Vivent les classiques !

    
     Comme le savent les enseignants de Lettres des collèges, les nouvelles instructions les invitent à bouder les textes de « littérature jeunesse » pour privilégier « les classiques ».
     Cette nouvelle méthode va évidemment révolutionner l’enseignement du français et donner enfin aux plus jeunes l’accès aux textes majeurs de la littérature... ouf !

     Je me demande quels spécialistes se sont prêtés à une telle analyse ?
     Sûrement pas les profs des ZEP qui, dès la 6ème, ont déjà bien des difficultés à intéresser les jeunes à l’écrit en général, et à la lecture de récits qui pourraient faire de leurs élèves des lecteurs attentifs et passionnés !
     J’ai connu l’époque héroïque, les années 80, où mes propres enfants ( qui sur le plan littéraire n’étaient pas vraiment des « laissés pour compte » ), peinaient sur la version intégrale des Misérables qui leur était imposée. Sans parler du Père Goriot lu en classe de 5ème.
     Mais si, j’ai des noms, des lieux, des dates et des faits !
     Bon, mes propres enfants étaient issus d’un milieu assez favorisé pour franchir l’obstacle et continuer à aimer lire... mais que de non-lecteurs définitifs a-t-on fabriqués à l’époque avec de telles méthodes !
     Eh bien trente ans après, on y revient !
     J’entends d’ici quelques réprobations :

     1/ Mais alors, faut-il définitivement abandonner La Fontaine, Voltaire, Zola et Maupassant ?
     Bien sûr que non ! C’est justement pour que les débutants lecteurs puissent un jour y avoir accès qu’il faut, en parallèle, leur proposer une autre littérature, attrayante et contemporaine, dont le vocabulaire et les thèmes les touchent ! Utiliser ces textes comme tremplin n’a jamais supposé qu’il faille remplacer Stendhal par Christian Grenier !
     D’ailleurs, ces grands classiques sont abordés par les livres de lecture, qui en livrent des extraits. Il va de soi que notre grand fonds littéraire doit perdurer, et que les fables de La Fontaine ou les pièces de Molière restent d’actualité !
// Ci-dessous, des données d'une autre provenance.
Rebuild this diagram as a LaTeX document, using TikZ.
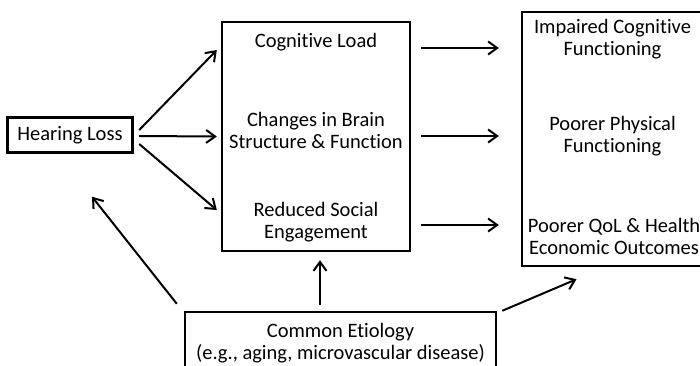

     2/ Ah ah, vous prêchez pour votre chapelle ! C’est là un point de vue corporatiste !
     Sûrement pas.
     Même si je suis devenu un professionnel de l’écriture, j’ai trop longtemps été enseignant pour ne pas voir, au-delà des intérêts privés d’une profession, celui de la littérature en général... et des lecteurs en particulier !
     Ce que je défendrai jusqu’au bout, ce n’est pas la littérature jeunesse ( on y trouve aussi le pire... comme partout ailleurs ! ), c’est la littérature tout court, dont certains grands textes de littérature jeunesse font indéniablement partie, et dont certains autres, parfois modestes, participent au plaisir et à l’élan nécessaires auxquels les jeunes lecteurs doivent avoir accès s’il veulent aborder plus tard les textes majeurs de nos grands ancêtres.

     Ces mesures, si elles sont appliquées à la lettre, vont avoir deux conséquences évidentes :

     * La reprise à grande échelle des grands classiques abrégés. Certains éditeurs en font leurs choux gras. Certes, publier une version réécrite et raccourcie de L’Iliade et L’Odyssée en 150 pages est une opération lucrative... et sans risque. Seulement la littérature, c’est aussi la vie, l’actualité et l’authentique. De même que les jeunes générations fournissent les retraites de leurs aînés, c’est la littérature d’aujourd’hui qui fait perdurer celle d’hier.

     * La désaffection définitive de plusieurs classes d’âge pour la lecture en général.
     A l’image de cette vieille publicité : « Un Ricard sinon rien ! », il sera proposé aux élèves des collèges : Une Chartreuse ( de Parme ) ou rien !
     Grâce aux efforts déployés pour privilégier les écrans, ordinateurs et autres tablettes numériques au détriment des budgets alloués au Livre... gageons que le RIEN a de fortes chances de l’emporter.